I could have gone to college locally. Worked part-time. Spent the evenings with my mother and sister around our wobbly kitchen table, where we could have sat in the warm, yellow light, my mother doing a crossword while Violet and I played endless games of gin rummy.

Instead, I’d left, and I never went home again. Not in any real sense.

* * *

The sky is streaked with pink clouds, and the lamps on the walkway flicker off for the day. It would be easy to sit here and wallow—to rail against all that has happened to me—but I don’t have that luxury. I need to stay focused and make some decisions. What do I need?

Money, and a place to hide . One out of two isn’t bad.
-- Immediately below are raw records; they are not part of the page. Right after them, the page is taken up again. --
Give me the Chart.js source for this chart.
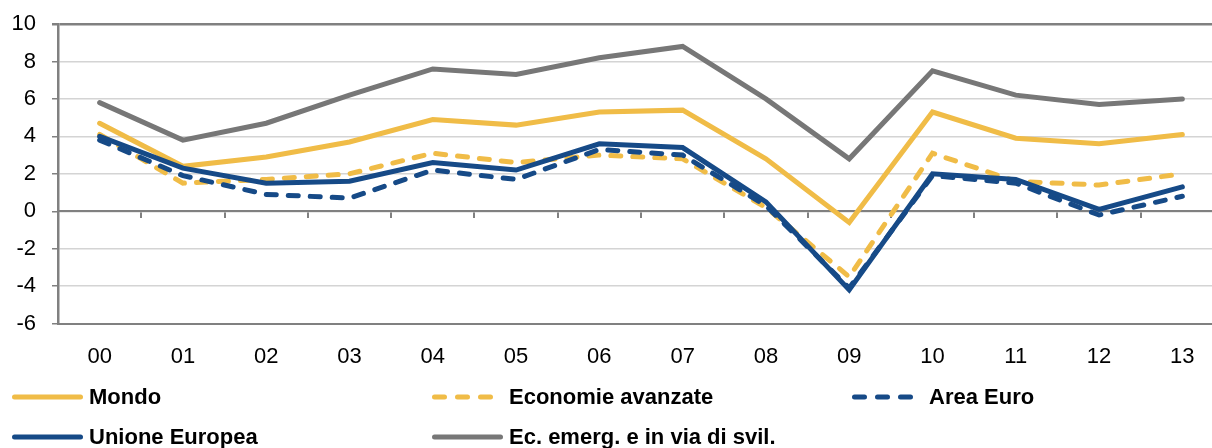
<!DOCTYPE html>
<html>
<head>
<meta charset="utf-8">
<script src="https://cdn.jsdelivr.net/npm/chart.js@4/dist/chart.umd.min.js"></script>
<style>
  html, body { margin: 0; padding: 0; background: #fff; overflow: hidden; }
  #wrap { width: 1226px; height: 448px; position: relative; }
</style>
</head>
<body>
<div id="wrap"><canvas id="growthChart"></canvas></div>
<script>
var years = ['00', '01', '02', '03', '04', '05', '06', '07', '08', '09', '10', '11', '12', '13'];
var yTicks = [-6, -4, -2, 0, 2, 4, 6, 8, 10];

var mondo = [4.7, 2.4, 2.9, 3.7, 4.9, 4.6, 5.3, 5.4, 2.8, -0.6, 5.3, 3.9, 3.6, 4.1];
var economieAvanzate = [4.1, 1.5, 1.7, 2.0, 3.1, 2.6, 3.0, 2.8, 0.2, -3.5, 3.1, 1.6, 1.4, 2.0];
var areaEuro = [3.8, 1.9, 0.9, 0.7, 2.2, 1.7, 3.3, 3.0, 0.3, -4.1, 1.9, 1.5, -0.2, 0.8];
var unioneEuropea = [4.0, 2.3, 1.5, 1.6, 2.6, 2.2, 3.6, 3.4, 0.5, -4.2, 2.0, 1.7, 0.1, 1.3];
var ecEmergenti = [5.8, 3.8, 4.7, 6.2, 7.6, 7.3, 8.2, 8.8, 6.0, 2.8, 7.5, 6.2, 5.7, 6.0];

var yellow = '#F0BC47'
var blue = '#164A87'
var grey = '#777777'
var axisGrey = '#808080'

function line(label, data, color, dashed, order) {
    return {
        label: label,
        data: data,
        borderColor: color,
        backgroundColor: color,
        borderWidth: 5,
        borderDash: dashed ? [10, 12] : [],
        borderCapStyle: 'round',
        borderJoinStyle: 'miter',
        pointRadius: 0,
        pointHoverRadius: 0,
        tension: 0,
        fill: false,
        order: order
    }
}

// legend drawn on the canvas in three columns, like the original
var legendPlugin = {
    id: 'gridLegend',
    afterDraw: function (chart) {
        var ctx = chart.ctx
        var cols = [12, 432, 852]
        var rows = [397, 437]
        ctx.save()
        chart.data.datasets.forEach(function (ds, i) {
            var x = cols[i % 3]
            var y = rows[Math.floor(i / 3)]
            ctx.beginPath()
            ctx.lineWidth = 5
            ctx.lineCap = 'round'
            ctx.strokeStyle = ds.borderColor
            if (ds.borderDash.length) {
                ctx.setLineDash([10, 13])
                ctx.moveTo(x + 2.5, y)
                ctx.lineTo(x + 62, y)
            } else {
                ctx.setLineDash([])
                ctx.moveTo(x + 2.5, y)
                ctx.lineTo(x + 68.5, y)
            }
            ctx.stroke()
            ctx.setLineDash([])
            ctx.fillStyle = '#000'
            ctx.font = 'bold 22px "Liberation Sans", Arial, sans-serif'
            ctx.textBaseline = 'middle'
            ctx.fillText(ds.label, x + 77, y + 1)
        })
        ctx.restore()
    }
}

var ctx = document.getElementById('growthChart').getContext('2d')
var growthChart = new Chart(ctx, {
    type: 'line',
    data: {
        labels: years,
        datasets: [
            line('Mondo', mondo, yellow, false, 5),
            line('Economie avanzate', economieAvanzate, yellow, true, 4),
            line('Area Euro', areaEuro, blue, true, 3),
            line('Unione Europea', unioneEuropea, blue, false, 2),
            line('Ec. emerg. e in via di svil.', ecEmergenti, grey, false, 1)
        ]
    },
    plugins: [legendPlugin],
    options: {
        responsive: true,
        maintainAspectRatio: false,
        animation: false,
        layout: { padding: { top: 24, right: 2, bottom: 58, left: 0 } },
        plugins: {
            legend: { display: false },
            tooltip: { enabled: false }
        },
        scales: {
            x: {
                type: 'category',
                offset: true,
                grid: { display: false, drawTicks: false },
                border: { display: true, color: axisGrey, width: 2 },
                ticks: {
                    color: '#000',
                    padding: 20,
                    maxRotation: 0,
                    autoSkip: false,
                    font: { family: '"Liberation Sans", Arial, sans-serif', size: 22 }
                }
            },
            xZero: {
                type: 'category',
                position: { y: 0 },
                offset: true,
                grid: {
                    offset: true,
                    drawOnChartArea: false,
                    drawTicks: true,
                    tickLength: 6,
                    color: axisGrey,
                    lineWidth: 2
                },
                border: { display: true, color: axisGrey, width: 2 },
                ticks: { display: false }
            },
            y: {
                min: -6,
                max: 10,
                afterBuildTicks: function (scale) {
                    scale.ticks = yTicks.map(function (v) { return { value: v } })
                },
                afterFit: function (scale) {
                    scale.width = 58
                    scale.paddingTop = 0
                    scale.paddingBottom = 0
                },
                grid: {
                    drawTicks: true,
                    tickLength: 6,
                    color: function (c) {
                        if (c.type === 'tick' && c.tick && c.tick.value === 10) return axisGrey
                        return '#D4D4D4'
                    },
                    tickColor: axisGrey,
                    lineWidth: function (c) {
                        if (c.tick && c.tick.value === 10) return 2.5
                        return 1.5
                    }
                },
                border: { display: true, color: axisGrey, width: 2.5 },
                ticks: {
                    color: '#000',
                    padding: 16,
                    font: { family: '"Liberation Sans", Arial, sans-serif', size: 22 }
                }
            }
        }
    }
});
</script>
</body>
</html>
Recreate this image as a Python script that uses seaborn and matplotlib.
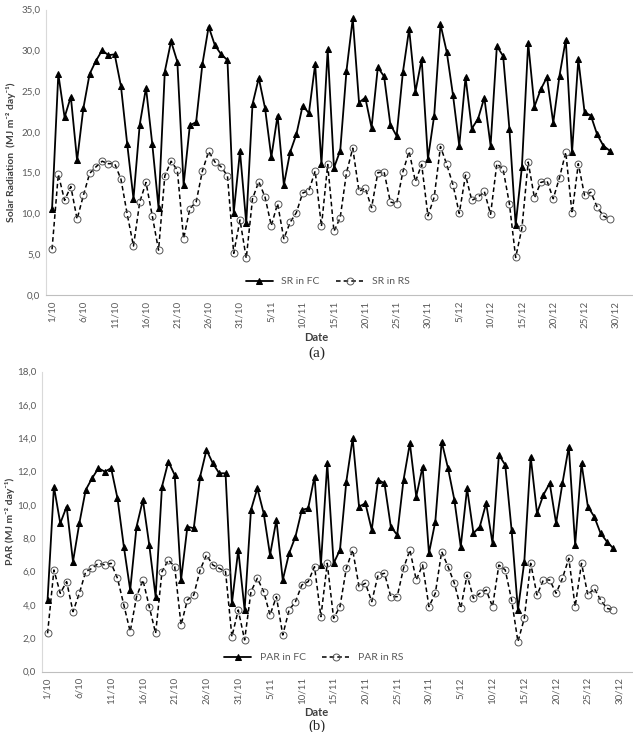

I won’t be able to stay at Eva’s for very long. As soon as Eva doesn’t show up downtown next week, people are going to come looking for her, and I want to be gone by the time that happens. But for now, it’s my best option. It’s free, and it’s safe.

I stand and toss my empty coffee cup and crumpled bag into a nearby trash can, making my way back toward the edge of campus, the newspapers tucked into Eva’s purse. Behind me, bells toll the hour, and I pause, listening. The chimes seem to vibrate through me, and I think of what it would be like to live here. To walk these streets on my way to a job I don’t yet have, living the quiet life I always imagined for myself when I dreamed about leaving Rory. Of all the scenarios I imagined, the glitches I prepared for, the mistakes I knew were inevitable, I never imagined a break as clean as this. Not a single person knows what happened to me, and I have to guard this opportunity—for that’s what this is, an incredible and heartbreaking opportunity—with every ounce of cunning I’ve got.

* * *

I find a twenty-four hour pharmacy a few blocks west of campus. The bright lights assault my eyes when I enter. I angle my head down, keeping my cap pulled low, and find the hair-care aisle. So many different shades, from bright reds to jet blacks, and everything in between. I think of Eva’s blond pixie cut and choose something called Ultimate Platinum. On a lower shelf is a complete hair-cutting kit— Easy to use clippers! Color-coded combs! A step-by-step guide to the most popular hairstyles! —on sale for twenty dollars, and I grab that too.

At the front of the store, there’s only one person working the registers, a pimply undergrad who looks half-asleep at the end of his shift, with glazed eyes and earbuds shoved into his ears. I set everything down on the counter and mentally calculate how much of my meager savings this will eat up.

I hesitate before sliding Eva’s debit card out of her wallet, tracing the edges of it, wondering if I can use it as a credit card. I cast a quick glance around the empty store before I slide it into the machine. It’s not like Eva’s going to come back and accuse me of stealing from her.

I bypass the request for a PIN and select credit, my heart beating out a frantic rhythm I’m certain this kid can hear through whatever music pounds in his ears.

But then the register does something I can’t see, drawing the kid’s attention back. “Credit? I gotta see your ID,” he says.

I freeze as if I’ve been caught in a bright headlight, every vulnerable inch of me exposed. Thirty seconds. One minute. An eternity.